Neither monks nor nuns always give themselves completely to the chanting and so there is a spiritual struggle that happens — or worse, no struggle at all and one gives in to letting the mind wander. If it is struggle, then the monk has to keep drawing his mind back to what he is chanting. The goal of chanting for the monk is communion with God, but a communion expressed in his singing and being aware of what he is singing.

Although rarely adverted to, this is the goal of all communication, with one another and with God. We want to be in communion with one another. That simply means that we want to be in union with one another in order to understand one another and communicate in such a way that each of us is both understood and understanding.

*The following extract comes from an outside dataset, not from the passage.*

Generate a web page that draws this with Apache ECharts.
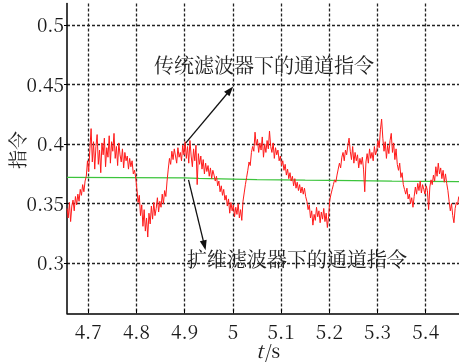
<!DOCTYPE html>
<html>
<head>
<meta charset="utf-8">
<script src="https://cdn.jsdelivr.net/npm/echarts@6/dist/echarts.min.js"></script>
<style>
  html, body { margin: 0; padding: 0; background: #fff; }
  #chart { width: 459px; height: 362px; }
</style>
</head>
<body>
<div id="chart"></div>
<script>
// Sampling grid of the traditional-filter channel command (seconds)
var tStart = 4.656;
var tStep = 0.0025;

// Channel command under the traditional filter (red, noisy)
var traditionalCmd = [
  0.346, 0.338, 0.351, 0.335, 0.348, 0.353, 0.344, 0.356, 0.349, 0.358,
  0.352, 0.362, 0.357, 0.366, 0.360, 0.369, 0.373, 0.386, 0.377, 0.396,
  0.413, 0.385, 0.402, 0.379, 0.398, 0.408, 0.383, 0.395, 0.376, 0.401,
  0.391, 0.405, 0.381, 0.397, 0.389, 0.407, 0.384, 0.402, 0.394, 0.409,
  0.388, 0.398, 0.382, 0.401, 0.391, 0.385, 0.396, 0.380, 0.393, 0.386,
  0.390, 0.379, 0.388, 0.381, 0.386, 0.375, 0.378, 0.372, 0.362, 0.351,
  0.357, 0.340, 0.349, 0.331, 0.345, 0.327, 0.338, 0.322, 0.342, 0.333,
  0.348, 0.337, 0.351, 0.340, 0.346, 0.355, 0.343, 0.352, 0.347, 0.358,
  0.350, 0.361, 0.356, 0.369, 0.379, 0.388, 0.383, 0.394, 0.387, 0.396,
  0.390, 0.384, 0.397, 0.389, 0.393, 0.386, 0.399, 0.391, 0.402, 0.388,
  0.398, 0.384, 0.403, 0.390, 0.381, 0.396, 0.386, 0.399, 0.366, 0.392,
  0.383, 0.390, 0.379, 0.387, 0.375, 0.384, 0.377, 0.382, 0.373, 0.380,
  0.371, 0.378, 0.374, 0.369, 0.373, 0.365, 0.369, 0.360, 0.365, 0.357,
  0.362, 0.353, 0.357, 0.348, 0.354, 0.342, 0.351, 0.344, 0.349, 0.339,
  0.347, 0.341, 0.350, 0.338, 0.345, 0.336, 0.352, 0.359, 0.366, 0.372,
  0.378, 0.385, 0.382, 0.393, 0.398, 0.394, 0.410, 0.399, 0.404, 0.393,
  0.401, 0.395, 0.406, 0.389, 0.400, 0.393, 0.403, 0.396, 0.411, 0.398,
  0.393, 0.401, 0.388, 0.397, 0.391, 0.395, 0.386, 0.390, 0.382, 0.386,
  0.378, 0.383, 0.374, 0.379, 0.371, 0.376, 0.369, 0.373, 0.365, 0.371,
  0.363, 0.368, 0.361, 0.366, 0.359, 0.364, 0.358, 0.363, 0.356, 0.352,
  0.345, 0.349, 0.338, 0.344, 0.332, 0.341, 0.336, 0.347, 0.339, 0.344,
  0.334, 0.343, 0.337, 0.346, 0.335, 0.342, 0.330, 0.339, 0.353, 0.358,
  0.362, 0.366, 0.370, 0.368, 0.374, 0.379, 0.384, 0.380, 0.389, 0.393,
  0.386, 0.395, 0.391, 0.399, 0.405, 0.394, 0.387, 0.398, 0.384, 0.393,
  0.386, 0.391, 0.380, 0.388, 0.383, 0.389, 0.379, 0.360, 0.385, 0.392,
  0.384, 0.396, 0.388, 0.393, 0.386, 0.398, 0.391, 0.395, 0.403, 0.397,
  0.412, 0.421, 0.405, 0.394, 0.402, 0.388, 0.399, 0.392, 0.403, 0.409,
  0.393, 0.401, 0.387, 0.396, 0.383, 0.378, 0.384, 0.372, 0.376, 0.366,
  0.362, 0.358, 0.363, 0.354, 0.358, 0.350, 0.355, 0.347, 0.356, 0.364,
  0.358, 0.367, 0.361, 0.369, 0.359, 0.366, 0.362, 0.358, 0.365, 0.361,
  0.345, 0.364, 0.370, 0.366, 0.374, 0.369, 0.381, 0.373, 0.384, 0.375,
  0.380, 0.371, 0.378, 0.368, 0.375, 0.367, 0.361, 0.352, 0.344, 0.350,
  0.340, 0.334, 0.346, 0.351, 0.349, 0.356
];

// Channel command under the extended-dimension filter (green, smooth)
var extendedTimes = [4.656, 4.90, 4.93, 5.00, 5.05, 5.15, 5.25, 5.33, 5.40, 5.469];
var extendedCmd   = [0.3720, 0.3716, 0.3712, 0.3706, 0.3702, 0.3697, 0.3694, 0.3690, 0.3688, 0.3685];

// Axis ticks
var xTicks = [4.7, 4.8, 4.9, 5.0, 5.1, 5.2, 5.3, 5.4];
var yTicks = [0.3, 0.35, 0.4, 0.45, 0.5];

// Annotation labels and arrows (data coordinates)
var labelTop = { text: '传统滤波器下的通道指令', at: [5.0645, 0.4664] };
var labelBottom = { text: '扩维滤波器下的通道指令', at: [5.133, 0.3029] };
var arrowTop = { from: [4.9025, 0.4010], to: [4.994, 0.4452] };
var arrowBottom = { from: [4.908, 0.3700], to: [4.941, 0.3150] };

var redData = traditionalCmd.map(function (v, i) {
  return [+(tStart + i * tStep).toFixed(4), v];
});
var greenData = extendedTimes.map(function (t, i) { return [t, extendedCmd[i]]; });

var SERIF = 'Noto Serif CJK SC';
var CJK = 'Noto Serif CJK SC';
var gridDash = { color: '#222', width: 1.3, type: [3, 2] };

function tickLabel(values, margin) {
  return {
    customValues: values,
    margin: margin,
    fontFamily: SERIF,
    fontSize: 19,
    color: '#1a1a1a',
    formatter: function (v) { return String(+v.toFixed(2)); }
  };
}

function arrowLine(a) {
  return [{ coord: a.from, symbol: 'none' }, { coord: a.to, symbol: 'triangle' }];
}

function textPoint(l) {
  return {
    coord: l.at,
    symbol: 'circle', symbolSize: 0,
    label: { show: true, position: 'inside', formatter: l.text,
      fontFamily: CJK, fontSize: 20, color: '#222' }
  };
}

var chart = echarts.init(document.getElementById('chart'));

chart.setOption({
  animation: false,
  backgroundColor: '#fff',
  grid: { left: 67, right: 0, top: 3.5, bottom: 48.7, containLabel: false },
  xAxis: {
    type: 'value',
    min: 4.656, max: 5.469,
    axisLine: { onZero: false, lineStyle: { color: '#000', width: 1.5 } },
    axisTick: { inside: true, length: 4, customValues: xTicks, lineStyle: { color: '#000' } },
    axisLabel: tickLabel(xTicks, 9),
    splitLine: { show: true, lineStyle: gridDash }
  },
  yAxis: {
    type: 'value',
    min: 0.258, max: 0.518,
    axisLine: { show: true, onZero: false, lineStyle: { color: '#000', width: 1.5 } },
    axisTick: { show: true, inside: false, length: 3, customValues: yTicks, lineStyle: { color: '#000' } },
    axisLabel: tickLabel(yTicks, 3),
    splitLine: { show: true, lineStyle: gridDash }
  },
  series: [
    {
      name: '扩维滤波器下的通道指令',
      type: 'line',
      data: greenData,
      symbol: 'none',
      lineStyle: { color: '#3cc43c', width: 1.3 },
      z: 3
    },
    {
      name: '传统滤波器下的通道指令',
      type: 'line',
      data: redData,
      symbol: 'none',
      lineStyle: { color: '#ff1a1a', width: 1 },
      z: 4,
      markLine: {
        silent: true,
        symbolSize: [7, 10],
        lineStyle: { color: '#111', width: 1.3, type: 'solid' },
        label: { show: false },
        emphasis: { disabled: true },
        data: [arrowLine(arrowTop), arrowLine(arrowBottom)]
      },
      markPoint: {
        silent: true,
        data: [textPoint(labelTop), textPoint(labelBottom)]
      }
    }
  ],
  graphic: [
    { type: 'text', x: 18, y: 150, rotation: Math.PI / 2, z: 10,
      style: { text: '指令', fill: '#222', fontFamily: CJK, fontSize: 19,
        align: 'center', verticalAlign: 'middle' } },
    // axis name "t/s" with an italic t
    { type: 'text', x: 263, y: 351, z: 10,
      style: { text: 't', fill: '#1a1a1a', fontFamily: SERIF, fontSize: 19, fontStyle: 'italic',
        align: 'right', verticalAlign: 'middle' } },
    { type: 'text', x: 265, y: 351, z: 10,
      style: { text: '/s', fill: '#1a1a1a', fontFamily: SERIF, fontSize: 19,
        align: 'left', verticalAlign: 'middle' } }
  ]
});
</script>
</body>
</html>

When I was a young man before I entered monastic life, I loved sitting in the back of the monastic church and just listening to the chanting. Even though the chanting was in Latin, I already understood it with no problem. However, listening to chant was a very different experience for me. I would just sit still and let my heart be present to the Lord, not trying to express itself in the words of the chant, but in the beauty of the chant.

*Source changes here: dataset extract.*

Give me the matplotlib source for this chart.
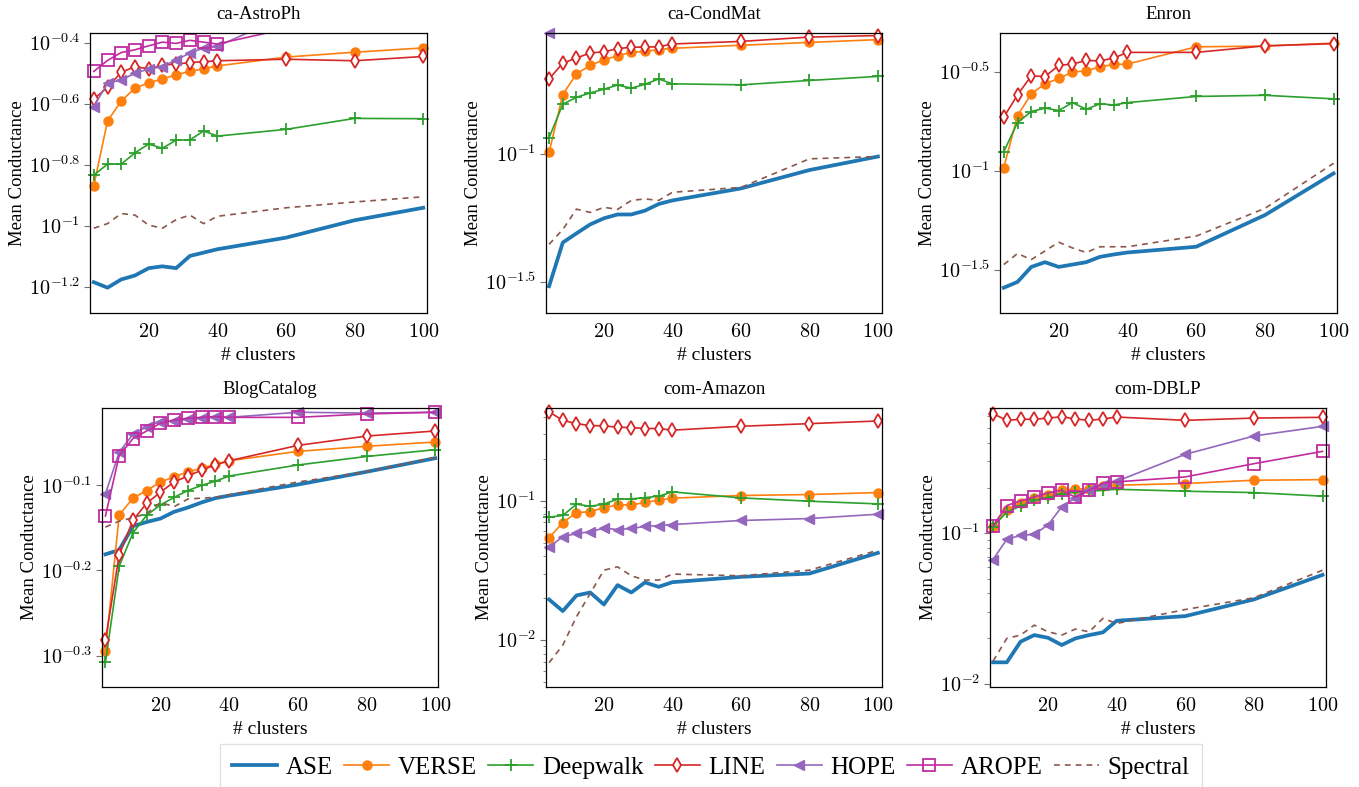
import matplotlib
matplotlib.use('Agg')
import matplotlib.pyplot as plt
from matplotlib.lines import Line2D
from matplotlib.ticker import FixedLocator, NullLocator, LogLocator, NullFormatter
import numpy as np

plt.rcParams['font.family'] = ['Liberation Serif', 'DejaVu Serif']
plt.rcParams['mathtext.fontset'] = 'cm'

# number of clusters on the x axis
clusters = [4, 8, 12, 16, 20, 24, 28, 32, 36, 40, 60, 80, 100]

methods = ['ASE', 'VERSE', 'Deepwalk', 'LINE', 'HOPE', 'AROPE', 'Spectral']

# mean conductance, stored as log10 values (None = not on the plot)
astro = {
    'ASE':      [-1.184, -1.202, -1.175, -1.162, -1.138, -1.132, -1.138, -1.098, -1.087, -1.076, -1.038, -0.981, -0.940],
    'VERSE':    [-0.868, -0.656, -0.590, -0.548, -0.530, -0.518, -0.504, -0.493, -0.484, -0.475, -0.446, -0.430, -0.416],
    'Deepwalk': [-0.833, -0.797, -0.797, -0.760, -0.731, -0.745, -0.718, -0.718, -0.688, -0.705, -0.683, -0.647, -0.648],
    'LINE':     [-0.584, -0.545, -0.496, -0.477, -0.485, -0.472, -0.469, -0.464, -0.461, -0.458, -0.453, -0.458, -0.444],
    'HOPE':     [-0.608, -0.532, -0.521, -0.499, -0.485, -0.477, -0.455, -0.433, -0.416, -0.411, -0.310, None, None],
    'AROPE':    [-0.493, -0.457, -0.431, -0.422, -0.409, -0.397, -0.401, -0.391, -0.397, -0.403, -0.353, None, None],
    'Spectral': [-1.007, -0.992, -0.959, -0.964, -0.997, -1.007, -0.979, -0.964, -0.992, -0.968, -0.940, -0.921, -0.904],
}
condmat = {
    'ASE':      [-1.517, -1.346, -1.310, -1.275, -1.251, -1.236, -1.236, -1.221, -1.195, -1.181, -1.134, -1.062, -1.009],
    'VERSE':    [-0.993, -0.766, -0.685, -0.652, -0.630, -0.614, -0.601, -0.597, -0.590, -0.585, -0.573, -0.562, -0.551],
    'Deepwalk': [-0.935, -0.804, -0.777, -0.760, -0.745, -0.729, -0.741, -0.726, -0.705, -0.724, -0.728, -0.711, -0.695],
    'LINE':     [-0.705, -0.643, -0.623, -0.603, -0.599, -0.586, -0.581, -0.580, -0.579, -0.568, -0.558, -0.541, -0.535],
    'HOPE':     [-0.525, None, None, None, None, None, None, None, None, None, None, None, None],
    'AROPE':    [None] * 13,
    'Spectral': [-1.353, -1.295, -1.215, -1.228, -1.208, -1.216, -1.181, -1.175, -1.181, -1.149, -1.130, -1.018, -1.009],
}
enron = {
    'ASE':      [-1.590, -1.561, -1.485, -1.461, -1.485, -1.473, -1.461, -1.434, -1.422, -1.412, -1.383, -1.223, -1.012],
    'VERSE':    [-0.983, -0.720, -0.610, -0.559, -0.532, -0.500, -0.493, -0.473, -0.461, -0.459, -0.372, -0.368, -0.353],
    'Deepwalk': [-0.902, -0.755, -0.699, -0.682, -0.694, -0.654, -0.688, -0.660, -0.666, -0.654, -0.623, -0.617, -0.635],
    'LINE':     [-0.728, -0.615, -0.519, -0.522, -0.466, -0.459, -0.441, -0.443, -0.429, -0.400, -0.400, -0.367, -0.356],
    'HOPE':     [None] * 13,
    'AROPE':    [None] * 13,
    'Spectral': [-1.473, -1.417, -1.448, -1.404, -1.360, -1.389, -1.412, -1.383, -1.383, -1.383, -1.329, -1.189, -0.961],
}
blog = {
    'ASE':      [-0.181, -0.176, -0.148, -0.143, -0.139, -0.131, -0.126, -0.120, -0.115, -0.112, -0.099, -0.084, -0.068],
    'VERSE':    [-0.295, -0.135, -0.115, -0.106, -0.096, -0.090, -0.084, -0.080, -0.075, -0.071, -0.060, -0.054, -0.049],
    'Deepwalk': [-0.308, -0.195, -0.156, -0.135, -0.123, -0.114, -0.106, -0.100, -0.095, -0.089, -0.076, -0.066, -0.058],
    'LINE':     [-0.282, -0.182, -0.141, -0.121, -0.108, -0.096, -0.089, -0.082, -0.076, -0.071, -0.053, -0.042, -0.036],
    'HOPE':     [-0.110, -0.061, -0.040, -0.031, -0.025, -0.024, -0.022, -0.021, -0.020, -0.020, -0.014, -0.015, -0.014],
    'AROPE':    [-0.136, -0.065, -0.045, -0.036, -0.027, -0.023, -0.021, -0.020, -0.019, -0.020, -0.020, -0.016, -0.014],
    'Spectral': [-0.149, -0.142, -0.138, -0.133, -0.120, -0.125, -0.116, -0.115, -0.114, -0.111, -0.096, -0.084, -0.067],
}
amazon = {
    'ASE':      [-1.709, -1.792, -1.680, -1.659, -1.745, -1.606, -1.659, -1.587, -1.618, -1.585, -1.547, -1.523, -1.375],
    'VERSE':    [-1.267, -1.158, -1.086, -1.081, -1.050, -1.031, -1.031, -1.014, -0.998, -0.983, -0.964, -0.957, -0.943],
    'Deepwalk': [-1.119, -1.107, -1.026, -1.041, -1.026, -0.990, -0.988, -0.979, -0.969, -0.938, -0.981, -1.005, -1.024],
    'LINE':     [-0.365, -0.425, -0.449, -0.463, -0.465, -0.475, -0.477, -0.484, -0.484, -0.496, -0.468, -0.449, -0.430],
    'HOPE':     [-1.332, -1.260, -1.236, -1.224, -1.198, -1.208, -1.200, -1.186, -1.179, -1.172, -1.143, -1.129, -1.098],
    'AROPE':    [None] * 13,
    'Spectral': [-2.162, -2.036, -1.833, -1.666, -1.499, -1.475, -1.539, -1.570, -1.570, -1.527, -1.539, -1.499, -1.356],
}
dblp = {
    'ASE':      [-1.858, -1.858, -1.721, -1.677, -1.695, -1.743, -1.699, -1.677, -1.659, -1.582, -1.551, -1.440, -1.277],
    'VERSE':    [-0.958, -0.843, -0.799, -0.765, -0.743, -0.715, -0.704, -0.708, -0.686, -0.681, -0.670, -0.648, -0.644],
    'Deepwalk': [-0.958, -0.858, -0.821, -0.781, -0.763, -0.741, -0.726, -0.721, -0.715, -0.708, -0.721, -0.730, -0.754],
    'LINE':     [-0.206, -0.250, -0.243, -0.243, -0.235, -0.226, -0.241, -0.250, -0.241, -0.228, -0.250, -0.235, -0.230],
    'HOPE':     [-1.175, -1.040, -1.015, -1.007, -0.945, -0.825, -0.765, -0.715, -0.681, -0.655, -0.476, -0.354, -0.290],
    'AROPE':    [-0.951, -0.816, -0.785, -0.759, -0.732, -0.715, -0.761, -0.715, -0.668, -0.659, -0.626, -0.538, -0.456],
    'Spectral': [-1.850, -1.699, -1.677, -1.611, -1.655, -1.677, -1.637, -1.655, -1.566, -1.600, -1.507, -1.429, -1.246],
}

# line / marker style per method
STYLES = {
    'ASE':      dict(color='#1f77b4', lw=2.7),
    'VERSE':    dict(color='#ff7f0e', lw=1.2, marker='o', ms=6.5),
    'Deepwalk': dict(color='#2ca02c', lw=1.2, marker='+', ms=8.5, mew=1.3),
    'LINE':     dict(color='#d62728', lw=1.2, marker='d', ms=7, mfc='white', mew=1.3),
    'HOPE':     dict(color='#9467bd', lw=1.2, marker='<', ms=7.5),
    'AROPE':    dict(color='#c02ca0', lw=1.2, marker='s', ms=8, mfc='none', mew=1.3),
    'Spectral': dict(color='#8c564b', lw=1.2, ls=(0, (3.5, 3))),
}

# (title, data, y limits in log10, y ticks in log10, x limits, axes box in pixels: left, top, right, bottom)
panels = [
    ('ca-AstroPh', astro, (-1.285, -0.367), [-1.2, -1.0, -0.8, -0.6, -0.4], (2.9, 101.1), (90, 33, 427, 313)),
    ('ca-CondMat', condmat, (-1.622, -0.525), [-1.5, -1.0], (3.1, 101.2), (546, 33, 882, 313)),
    ('Enron', enron, (-1.718, -0.302), [-1.5, -1.0, -0.5], (2.9, 101.0), (1000, 33, 1337, 313)),
    ('BlogCatalog', blog, (-0.337, -0.009), [-0.3, -0.2, -0.1], (3.0, 100.8), (102, 408, 438, 687)),
    ('com-Amazon', amazon, (-2.336, -0.337), [-2.0, -1.0], (3.1, 101.2), (546, 408, 882, 687)),
    ('com-DBLP', dblp, (-2.022, -0.168), [-2.0, -1.0], (3.1, 101.0), (990, 408, 1326, 687)),
]
xticks = [20, 40, 60, 80, 100]

W, H = 1359, 787
fig = plt.figure(figsize=(W / 100, H / 100), dpi=100)
x = np.array(clusters, dtype=float)


def tick_label(e):
    if float(e).is_integer():
        return r'$10^{%d}$' % int(e)
    return r'$10^{%s}$' % ('%g' % e)


def draw_series(ax, name, logs, ylim):
    vals = np.array([np.nan if v is None else v for v in logs], dtype=float)
    if np.all(np.isnan(vals)):
        return
    y = 10 ** vals
    st = dict(STYLES[name])
    marker = st.pop('marker', None)
    ms = st.pop('ms', None)
    mew = st.pop('mew', 1.0)
    mfc = st.pop('mfc', st['color'])
    ax.plot(x, y, color=st['color'], lw=st['lw'], ls=st.get('ls', '-'))
    if marker:
        # markers are not clipped at the frame, lines are
        inside = (vals >= ylim[0] - 1e-6) & (vals <= ylim[1] + 1e-6)
        ax.plot(x[inside], y[inside], ls='none', marker=marker, ms=ms, mew=mew,
                mfc=mfc, mec=st['color'], clip_on=False)


for title, data, ylim, yticks, xlim, box in panels:
    l, t, r, b = box
    ax = fig.add_axes([l / W, 1 - b / H, (r - l) / W, (b - t) / H])
    for name in methods:
        draw_series(ax, name, data[name], ylim)
    ax.set_yscale('log')
    ax.set_ylim(10 ** ylim[0], 10 ** ylim[1])
    ax.set_xlim(*xlim)
    ax.yaxis.set_major_locator(FixedLocator([10 ** e for e in yticks]))
    ax.set_yticklabels([tick_label(e) for e in yticks])
    if all(float(e).is_integer() for e in yticks):
        ax.yaxis.set_minor_locator(LogLocator(base=10, subs=np.arange(2, 10)))
    else:
        ax.yaxis.set_minor_locator(NullLocator())
    ax.yaxis.set_minor_formatter(NullFormatter())
    ax.set_xticks(xticks)
    ax.set_xticklabels([r'$%d$' % v for v in xticks])
    ax.tick_params(axis='x', length=0, pad=7, labelsize=14.5)
    ax.tick_params(axis='y', which='major', length=4, width=0.8, color='0.45', labelsize=14.5, pad=3)
    ax.tick_params(axis='y', which='minor', length=2.5, width=0.6, color='0.45')
    for sp in ax.spines.values():
        sp.set_linewidth(0.9)
    ax.set_title(title, fontsize=13.5, pad=10)
    ax.set_xlabel('# clusters', fontsize=14, labelpad=4)
    ax.set_ylabel('Mean Conductance', fontsize=13.5, labelpad=2)

handles = []
for name in methods:
    st = dict(STYLES[name])
    handles.append(Line2D([], [], color=st['color'], lw=st['lw'], ls=st.get('ls', '-'),
                          marker=st.get('marker'), ms=st.get('ms', 0), mew=st.get('mew', 1.0),
                          mfc=st.get('mfc', st['color']), mec=st['color']))

fig.legend(handles, methods, loc='upper center', bbox_to_anchor=(0.523, 1 - 744 / H),
           ncol=7, fontsize=18, handlelength=1.8, handletextpad=0.35, columnspacing=0.45,
           frameon=True, fancybox=False, edgecolor='0.85', borderpad=0.5, borderaxespad=0)

fig.savefig('out.png', dpi=100)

There are two types of chanting which are normal in our tradition. One is the straightforward chanting of the Psalms of the Hebrew Scriptures to various simple melodies, called modes. Then there are the various Antiphons (for the Psalms, for entrance processions, for offertories and communions), the Graduals, the Tracts, Sequences, Short Responses Hymns, etc. These chants are in various levels of complexity, some of them quite simple and some quite difficult. For the one who is listening, some of these chants are truly glorious! For the one who is singing, some chants are treacherous, but when done well are incredibly satisfying.

Today one need only look up the “effects of Gregorian chant” on the internet to read about the effects that chant can have in one’s life. Some studies indicate that chant can lower the blood pressure, lower stress levels, bring peace and tranquility and help one concentrate. Monks do not chant for those reasons. If the effects are true, then they help a monk be a monk by helping him be a better human being.

One of the challenges in modern Christian monasticism is that we now often chant in the language of the local country or culture. It took centuries for the Latin chants of the Western Church to be developed and each monk spent years deepening himself with the words and the way of chanting. Now practically every monastery that still chants has its own style and its own system of chanting. Recently, when in another monastery, I had to give more attention to the system of chanting than to the praying, which is its goal. It might have been better to have stayed in the back of the church and to have participated by listening.

One who listens to chant — as opposed to the one who does the chanting — actually has more options for his or her prayer. One can lift up the heart to God in the beauty that is heard when the chanting is well done. One can practice being still and wordless. One can let one or two words capture one’s heart and mind and pray that way.

Even a person with no faith can participate by listening and be affected by the chant. When I have been in Orthodox monasteries listening to monks or nuns chanting in a language I do not know or when I have been in Buddhist monasteries or Bön monasteries, I have often just listened quietly, not praying but being still. This is a wonderful gift.

In my own monastery, many people come who are not Catholics and many visit who have no faith at all. Almost everyone finds some positive effect in the chanting of the monks. Many of these people find themselves returning to the monastery or purchasing CDs of chant because of its effects in their lives.

Because chanting is often done in the language of the culture or the country, some people — even some Catholics — find themselves reacting negatively at times to what is chanted. As far as I have been able to determine, Buddhist and Bön chants also — when chanted in a known language — have had the same effect. This is caused by images used, which are sometimes violent or sexist or express thoughts or emotions not acceptable to many in today’s cultures. Helping others understand the role of imagery levels of meaning is not easy. One easy example is from a Psalm which says something like this: he is my enemy, may he become like a woman’s miscarriage in the sun.

People can be startled by such images and levels of meaning. Some try to avoid such challenges by excising all such texts. Such violent language was perhaps intended to be taken literally in the original context millennia ago. Today, such texts have to be understood figuratively, as for example: harm to one’s enemies is understood as the desire to root out from one’s life evil thoughts or deeds — indeed enemies to a deep spiritual life.

If we return to the two basic types of chanting in our Catholic tradition — the straightforward chanting of the Hebrew Psalms or the chanting of the entrance antiphons, offertories, etc. — we find that almost all of the offensive texts are found in the first form of chanting, whereas the second form of chanting rarely chooses that type of text.

Monks and nuns of all traditions keep chanting. Those who are not monks and nuns are welcome to choose to share in ways that benefit their lives.